Tips for Employers & Employees
Tips for Employers
- Tell your employees that when they are charged with selling tobacco products to anyone under 19 years old, the store owner or corporation can also be charged.
- Tell your employees to I.D. everyone who looks under 25.
- Teach your employees to be familiar with acceptable I.D, using the Acceptable I.D. handout (PDF).
- Test your employees on the 3 easy steps for checking I.D.
- Teach your employees methods on how to refuse the sale of tobacco products.
- Have your employees sign the Employee Responsibility Sign-off sheet (PDF) included in the Not to Kids Binder (PDF).
Tips for Employees
- If you are charged with selling tobacco products to anyone under 19 years old, the store owner or corporation can also be charged.
- I.D. everyone who looks under 25.
- Be familiar with acceptable I.D, using the Acceptable I.D. handout (PDF).
- Know the 3 easy steps for checking I.D.
Other Helpful Tips
There is no age requirement to sell tobacco products, however, customers must be at least 19 years of age to be sold tobacco products.
Employees and employers must request Identification from anyone who appears to be under the age of 25.
A sign in any place where tobacco products are either sold or offered for sale that refers to tobacco products or tobacco product accessories, or both, is "promotional material".
Display & Promotion
It is the responsibility of anyone selling tobacco to ensure that customers do not see or handle products containing tobacco before they are purchased.
Never leave a shipment of products that contain tobacco in view of customers before placing it in the storage unit.
Accessories may not be displayed if they promote a brand of tobacco.
Failure to post identification sign, age restriction and health warning signs may result in a fine of $240 - $75,000.

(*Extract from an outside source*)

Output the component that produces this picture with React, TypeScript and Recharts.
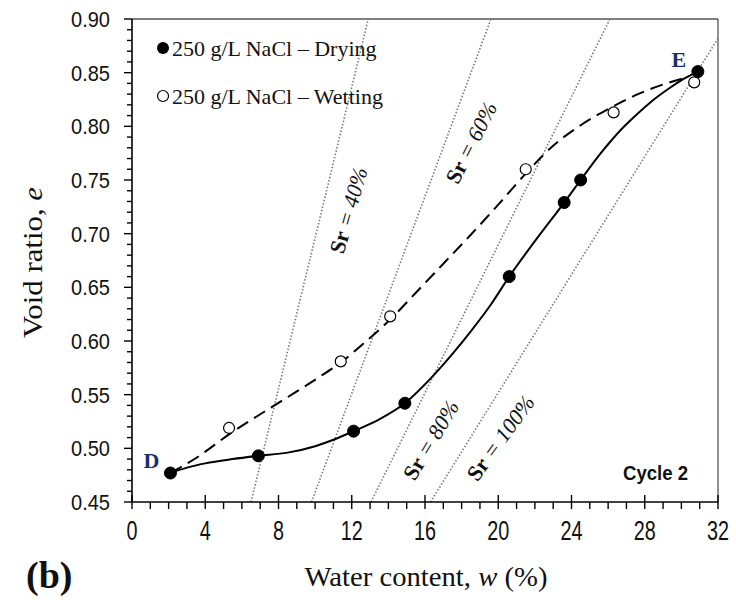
import {
  ComposedChart,
  Line,
  XAxis,
  YAxis,
  ReferenceLine,
  ReferenceDot,
  Legend,
} from "recharts"

// drying branch, D -> E (filled markers)
const dryW = [2.1, 6.9, 12.1, 14.9, 20.6, 23.6, 24.5, 30.9]
const dryE = [0.477, 0.493, 0.516, 0.542, 0.66, 0.729, 0.75, 0.851]

// wetting branch (open markers)
const wetW = [5.3, 11.4, 14.1, 21.5, 26.3, 30.7]
const wetE = [0.519, 0.581, 0.623, 0.76, 0.813, 0.841]

// fitted drying curve (solid)
const dryFitW = [2.1, 3.0, 4.0, 5.5, 6.9, 8.5, 10.0, 11.0, 12.1, 13.5, 14.9, 16.3, 17.5, 18.5, 19.6, 20.6, 22.0, 23.6, 24.5, 25.6, 26.6, 27.5, 28.5, 29.3, 30.1, 30.9]
const dryFitE = [0.477, 0.482, 0.486, 0.49, 0.493, 0.496, 0.502, 0.508, 0.516, 0.527, 0.542, 0.565, 0.588, 0.609, 0.634, 0.66, 0.693, 0.729, 0.75, 0.775, 0.795, 0.81, 0.825, 0.835, 0.844, 0.851]

// fitted wetting curve (dashed)
const wetFitW = [2.1, 3.5, 5.3, 7.4, 9.0, 10.1, 11.4, 12.8, 14.1, 15.5, 17.0, 18.5, 20.0, 21.5, 23.0, 24.5, 26.0, 27.5, 29.0, 30.4]
const wetFitE = [0.477, 0.491, 0.513, 0.536, 0.553, 0.565, 0.58, 0.6, 0.62, 0.645, 0.672, 0.699, 0.727, 0.756, 0.782, 0.801, 0.816, 0.829, 0.839, 0.846]

// degree of saturation iso-lines: end points in (w, e)
const srNames = ["40%", "60%", "80%", "100%"]
const srFromW = [6.5, 9.8, 13.05, 16.3]
const srFromE = [0.45, 0.45, 0.45, 0.45]
const srToW = [12.9, 19.6, 26.1, 32]
const srToE = [0.9, 0.9, 0.9, 0.882]

const xLabels = [0, 4, 8, 12, 16, 20, 24, 28, 32]
const yLabels = [0.45, 0.5, 0.55, 0.6, 0.65, 0.7, 0.75, 0.8, 0.85, 0.9]

// label placement for the Sr lines (data coords + text slant)
const srNotes = [
  { w: 11.8, e: 0.722, angle: -74 },
  { w: 18.5, e: 0.785, angle: -63 },
  { w: 16.3, e: 0.508, angle: -59 },
  { w: 20.1, e: 0.51, angle: -54 },
]

const dryData = dryW.map((w, i) => ({ w, e: dryE[i] }))
const wetData = wetW.map((w, i) => ({ w, e: wetE[i] }))
const dryFit = dryFitW.map((w, i) => ({ w, e: dryFitE[i] }))
const wetFit = wetFitW.map((w, i) => ({ w, e: wetFitE[i] }))

const xTicks = Array.from({ length: 33 }, (_, i) => i)
const yTicks = Array.from({ length: 46 }, (_, i) => Math.round((0.45 + i * 0.01) * 100) / 100)

const SANS = "'Liberation Sans', Arial, sans-serif"
const SERIF = "'Liberation Serif', 'Times New Roman', serif"
const NAVY = "#1c2f6b"

const XTick = (props: any) => {
  const { x, y, payload } = props
  const v = payload.value
  const major = xLabels.includes(v)
  const s = String(v)
  return (
    <g>
      <line x1={x} x2={x} y1={major ? y - 7 : y} y2={y + 7} stroke="#000" strokeWidth={1.4} />
      {major && (
        <text
          x={x}
          y={y + 38}
          textAnchor="middle"
          fontFamily={SANS}
          fontSize={27}
          textLength={s.length * 11}
          lengthAdjust="spacingAndGlyphs"
          fill="#111"
        >
          {s}
        </text>
      )}
    </g>
  )
}

const YTick = (props: any) => {
  const { x, y, payload } = props
  const v = payload.value
  const major = yLabels.some((l) => Math.abs(l - v) < 1e-9)
  return (
    <g>
      <line x1={major ? x - 8 : x - 5} x2={x} y1={y} y2={y} stroke="#000" strokeWidth={1.4} />
      {major && (
        <text
          x={x - 22}
          y={y + 8}
          textAnchor="end"
          fontFamily={SANS}
          fontSize={22}
          textLength={39}
          lengthAdjust="spacingAndGlyphs"
          fill="#111"
        >
          {v.toFixed(2)}
        </text>
      )}
    </g>
  )
}

const XTitle = (props: any) => {
  const { viewBox } = props
  return (
    <text
      x={viewBox.x + viewBox.width / 2 + 1}
      y={viewBox.y + 84}
      textAnchor="middle"
      fontFamily={SERIF}
      fontSize={27}
      textLength={243}
      lengthAdjust="spacingAndGlyphs"
      fill="#111"
    >
      Water content, <tspan fontStyle="italic">w</tspan> (%)
    </text>
  )
}

const YTitle = (props: any) => {
  const { viewBox } = props
  const cy = viewBox.y + viewBox.height / 2 + 2
  return (
    <text
      x={42}
      y={cy}
      transform={`rotate(-90, 42, ${cy})`}
      textAnchor="middle"
      fontFamily={SERIF}
      fontSize={27}
      textLength={151}
      lengthAdjust="spacingAndGlyphs"
      fill="#111"
    >
      Void ratio, <tspan fontStyle="italic">e</tspan>
    </text>
  )
}

const LegendBox = () => (
  <svg width={260} height={84} style={{ display: "block" }}>
    <circle cx={13} cy={18} r={6} fill="#000" />
    <text x={22} y={26} fontFamily={SERIF} fontSize={22} fill="#111">
      250 g/L NaCl – Drying
    </text>
    <circle cx={13} cy={66} r={5.5} fill="#fff" stroke="#000" strokeWidth={1.2} />
    <text x={22} y={74} fontFamily={SERIF} fontSize={22} fill="#111">
      250 g/L NaCl – Wetting
    </text>
  </svg>
)

const srLabel = (name: string, angle: number) => (p: any) => (
  <text
    x={p.cx}
    y={p.cy}
    transform={`rotate(${angle}, ${p.cx}, ${p.cy})`}
    textAnchor="middle"
    dominantBaseline="central"
    fontFamily={SERIF}
    fontSize={22}
    fill="#111"
  >
    <tspan fontWeight="bold">Sr</tspan>
    <tspan fontStyle="italic"> = {name}</tspan>
  </text>
)

const pointTag = (text: string, dx: number, dy: number) => (p: any) => (
  <text
    x={p.cx + dx}
    y={p.cy + dy}
    textAnchor="middle"
    fontFamily={SERIF}
    fontWeight="bold"
    fontSize={22}
    fill={NAVY}
  >
    {text}
  </text>
)

const cycleTag = (p: any) => (
  <text
    x={p.cx - 30}
    y={p.cy - 22}
    textAnchor="end"
    fontFamily={SANS}
    fontWeight="bold"
    fontSize={21}
    textLength={65}
    lengthAdjust="spacingAndGlyphs"
    fill="#111"
  >
    Cycle 2
  </text>
)

export default function App() {
  const last = dryData.length - 1
  return (
    <div style={{ position: "absolute", left: 0, top: 0, width: 736, height: 600, background: "#fff" }}>
      <ComposedChart width={736} height={600} margin={{ top: 19, right: 18, left: 0, bottom: 0 }}>
        <XAxis
          dataKey="w"
          type="number"
          domain={[0, 32]}
          ticks={xTicks}
          interval={0}
          height={98}
          tickSize={0}
          tickMargin={0}
          tickLine={false}
          tick={<XTick />}
          axisLine={{ stroke: "#000", strokeWidth: 1.6 }}
          label={<XTitle />}
          allowDataOverflow
        />
        <YAxis
          type="number"
          domain={[0.45, 0.9]}
          ticks={yTicks}
          interval={0}
          width={132}
          tickSize={0}
          tickMargin={0}
          tickLine={false}
          tick={<YTick />}
          axisLine={{ stroke: "#000", strokeWidth: 1.6 }}
          label={<YTitle />}
          allowDataOverflow
        />

        {/* plot frame, top and right */}
        <ReferenceLine y={0.9} stroke="#555" strokeWidth={1.3} ifOverflow="visible" />
        <ReferenceLine x={32} stroke="#555" strokeWidth={1.3} ifOverflow="visible" />

        {srNames.map((name, i) => (
          <ReferenceLine
            key={name}
            segment={[
              { x: srFromW[i], y: srFromE[i] },
              { x: srToW[i], y: srToE[i] },
            ]}
            stroke="#7a7a7a"
            strokeWidth={1.6}
            strokeDasharray="1.5 1.9"
            ifOverflow="visible"
          />
        ))}
        {srNames.map((name, i) => (
          <ReferenceDot
            key={"lab" + name}
            x={srNotes[i].w}
            y={srNotes[i].e}
            r={0}
            ifOverflow="visible"
            shape={srLabel(name, srNotes[i].angle)}
          />
        ))}

        <Line
          data={wetFit}
          dataKey="e"
          type="monotone"
          stroke="#000"
          strokeWidth={2}
          strokeDasharray="13 7"
          dot={false}
          activeDot={false}
          legendType="none"
          isAnimationActive={false}
        />
        <Line
          data={dryFit}
          dataKey="e"
          type="monotone"
          stroke="#000"
          strokeWidth={2}
          dot={false}
          activeDot={false}
          legendType="none"
          isAnimationActive={false}
        />
        <Line
          data={wetData}
          dataKey="e"
          name="250 g/L NaCl – Wetting"
          stroke="none"
          dot={{ r: 5.5, fill: "#fff", stroke: "#000", strokeWidth: 1.2 }}
          activeDot={false}
          isAnimationActive={false}
        />
        <Line
          data={dryData}
          dataKey="e"
          name="250 g/L NaCl – Drying"
          stroke="none"
          dot={{ r: 6, fill: "#000", stroke: "#000", strokeWidth: 1 }}
          activeDot={false}
          isAnimationActive={false}
        />

        <ReferenceDot x={dryData[0].w} y={dryData[0].e} r={0} ifOverflow="visible" shape={pointTag("D", -19, -5)} />
        <ReferenceDot
          x={dryData[last].w}
          y={dryData[last].e}
          r={0}
          ifOverflow="visible"
          shape={pointTag("E", -19, -5)}
        />
        <ReferenceDot x={32} y={0.45} r={0} ifOverflow="visible" shape={cycleTag} />

        <Legend
          layout="horizontal"
          verticalAlign="middle"
          align="center"
          content={<LegendBox />}
          wrapperStyle={{ left: 150, top: 30, width: 260, height: 84 }}
        />
      </ComposedChart>
      <svg width={120} height={60} style={{ position: "absolute", left: 0, top: 540 }}>
        <text x={26} y={48} fontFamily={SERIF} fontWeight="bold" fontSize={38} fill="#111">
          (b)
        </text>
      </svg>
    </div>
  )
}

Two or more tobacco sales offences resulting in registered convictions at a business location (e.g. same address) shall result in an Automatic Prohibition of six months.
The Smoke-Free Ontario Act states that a store owner/operator is responsible for the actions of his/her employee(s) unless the owner exercises due diligence to prevent any contraventions. Training staff using the above resources does not prove due diligence, as this is one of many steps that can be taken to ensure employees do not sell to minors.